Of course, the muddy ball became slippery, which was one reason teams began using friction strips in the 1910s and 1920s. (Friction strips were canvas or leather strips, ovals, and other shapes sewn in patterns on football jerseys and sleeves to reduce the likelihood of fumbling.)
Field Markings
While the length of grass, absence of grass, and muddy, puddled fields marred play and spectating experience, a less dramatic shortcoming occurred when schools chose to limit the field markings, presumably to save a few bucks on chalk and the labor to apply it.

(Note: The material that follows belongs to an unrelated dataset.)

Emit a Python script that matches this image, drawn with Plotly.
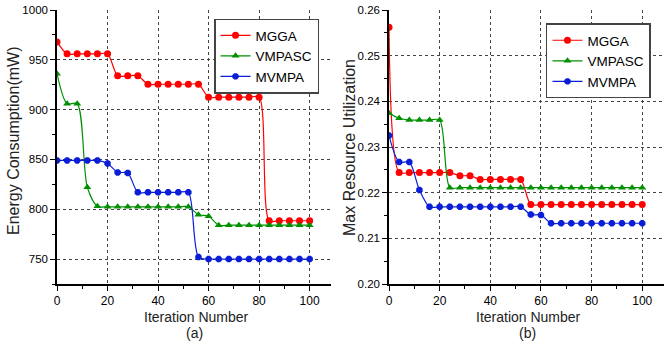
import plotly.graph_objects as go

# ---------------- data ----------------
iterations = [0, 4, 8, 12, 16, 20, 24, 28, 32, 36, 40, 44, 48, 52,
              56, 60, 64, 68, 72, 76, 80, 84, 88, 92, 96, 100]

energy_mgga = [968, 956, 956, 956, 956, 956, 934, 934, 934, 925.5, 925.5, 925.5, 925.5, 925.5,
               925.5, 912.5, 912.5, 912.5, 912.5, 912.5, 912.5, 788.5, 788.5, 788.5, 788.5, 788.5]
energy_vmpasc = [936, 906, 906, 822, 803, 802.5, 802.5, 802.5, 802.5, 802.5, 802.5, 802.5, 802.5, 802.5,
                 794.5, 793, 784, 784, 784, 784, 784, 784, 784, 784, 784, 784]
energy_mvmpa = [849, 849, 849, 849, 849, 846, 837, 836.5, 817, 817, 817, 817, 817, 817,
                752, 750, 750, 750, 750, 750, 750, 750, 750, 750, 750, 750]

util_mgga = [0.2562, 0.2244, 0.2244, 0.2244, 0.2244, 0.2244, 0.2244, 0.2237, 0.2237, 0.2229, 0.2229, 0.2229, 0.2229, 0.2229,
             0.2174, 0.2174, 0.2174, 0.2174, 0.2174, 0.2174, 0.2174, 0.2174, 0.2174, 0.2174, 0.2174, 0.2174]
util_vmpasc = [0.2374, 0.2363, 0.2359, 0.2359, 0.2359, 0.2359, 0.2211, 0.2211, 0.2211, 0.2211, 0.2211, 0.2211, 0.2211, 0.2211,
               0.2211, 0.2211, 0.2211, 0.2211, 0.2211, 0.2211, 0.2211, 0.2211, 0.2211, 0.2211, 0.2211, 0.2211]
util_mvmpa = [0.2325, 0.2267, 0.2267, 0.2206, 0.2169, 0.2169, 0.2169, 0.2169, 0.2169, 0.2169, 0.2169, 0.2169, 0.2169, 0.2169,
              0.2152, 0.2151, 0.2133, 0.2133, 0.2133, 0.2133, 0.2133, 0.2133, 0.2133, 0.2133, 0.2133, 0.2133]

series_names = ["MGGA", "VMPASC", "MVMPA"]
# --------------------------------------

colors = ["#FF0000", "#009000", "#0A1ED8"]
symbols = ["circle", "triangle-up", "octagon"]
FONT = "Liberation Sans, Arial, sans-serif"

fig = go.Figure()

panels = [
    ([energy_mgga, energy_vmpasc, energy_mvmpa], "x", "y", "legend"),
    ([util_mgga, util_vmpasc, util_mvmpa], "x2", "y2", "legend2"),
]
for vals_list, xa, ya, lg in panels:
    for name, vals, c, s in zip(series_names, vals_list, colors, symbols):
        fig.add_trace(go.Scatter(
            x=iterations, y=vals, mode="lines+markers", name=name,
            line=dict(color=c, width=1.2, shape="spline", smoothing=0.8),
            marker=dict(symbol=s, size=7, color=c, line=dict(width=0)),
            xaxis=xa, yaxis=ya, legend=lg))

axis_common = dict(
    showline=True, linecolor="black", linewidth=1.5,
    ticks="outside", ticklen=5, tickwidth=1, tickcolor="black",
    showgrid=True, gridcolor="#444444", gridwidth=1, griddash="dot",
    zeroline=False, automargin=False,
)

fig.update_layout(
    width=664, height=347,
    margin=dict(l=57, r=0, t=10, b=63),
    paper_bgcolor="white", plot_bgcolor="white",
    font=dict(family=FONT, color="black"),
    showlegend=True,
    xaxis=dict(domain=[0, 0.452], range=[0, 108.6], tick0=0, dtick=20, anchor="y",
               tickfont=dict(size=12),
               minor=dict(dtick=10, ticks="outside", ticklen=3, tickcolor="black", showgrid=False),
               **axis_common),
    yaxis=dict(domain=[0, 1], range=[725, 1000], tick0=0, dtick=50, anchor="x",
               tickfont=dict(size=11.5),
               minor=dict(dtick=25, ticks="outside", ticklen=3, tickcolor="black", showgrid=False),
               **axis_common),
    xaxis2=dict(domain=[0.547, 1], range=[0, 108.6], tick0=0, dtick=20, anchor="y2",
                tickfont=dict(size=12),
                minor=dict(dtick=10, ticks="outside", ticklen=3, tickcolor="black", showgrid=False),
                **axis_common),
    yaxis2=dict(domain=[0, 1], range=[0.20, 0.26], tick0=0, dtick=0.01, tickformat=".2f", anchor="x2",
                tickfont=dict(size=11.5),
                minor=dict(dtick=0.005, ticks="outside", ticklen=3, tickcolor="black", showgrid=False),
                **axis_common),
    legend=dict(x=0.2587, y=0.8321, xanchor="left", yanchor="middle",
                bgcolor="white", bordercolor="#444444", borderwidth=1.5,
                font=dict(size=13.5, family=FONT), tracegroupgap=0, itemwidth=30),
    legend2=dict(x=0.8056, y=0.8139, xanchor="left", yanchor="middle",
                 bgcolor="white", bordercolor="#444444", borderwidth=1.5,
                 font=dict(size=13.5, family=FONT), tracegroupgap=0, itemwidth=30),
)

ann_font_title = dict(family=FONT, size=16, color="#222222")
ann_font_x = dict(family=FONT, size=14, color="#222222")
annotations = [
    dict(text="Energy Consumption(mW)", x=-0.0708, y=0.522, textangle=-90, font=ann_font_title),
    dict(text="Max Resource Utilization", x=0.481, y=0.5, textangle=-90, font=ann_font_title),
    dict(text="Iteration Number", x=0.2298, y=-0.1193, font=ann_font_x),
    dict(text="(a)", x=0.2273, y=-0.1788, font=ann_font_x),
    dict(text="Iteration Number", x=0.777, y=-0.1193, font=ann_font_x),
    dict(text="(b)", x=0.7743, y=-0.1788, font=ann_font_x),
]
for a in annotations:
    fig.add_annotation(xref="paper", yref="paper", showarrow=False,
                       xanchor="center", yanchor="middle", **a)

# remove the default 8px body margin so the figure sits at the page origin
fig.write_html("out.html",
               config={"displayModeBar": False},
               post_script="document.body.style.margin='0';document.body.style.overflow='hidden';")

Even those schools that marked all the yard lines sometimes struggled to properly chalk the lines, either by dropping too much chalk or by failing to apply straight lines.
Summary
Field conditions have become mostly irrelevant to the outcome of today's games that we forget or fail to realize the impact they had on contests in the past. Field conditions also impacted the sport more broadly. Teams built their offenses and defenses under the assumption that one or more games each season would be played in sloppy conditions. That assumption led teams to stress the run game and to play field position football, frequently punting on early downs. Advances in watering and drainage systems, the development of specialty grasses, and the onset of domed stadiums and artificial turf have largely removed the need to make those assumptions, contributing to the game's opening up. Snow is the primary field condition concern today, and the rise of heated fields promises to diminish that threat in the future.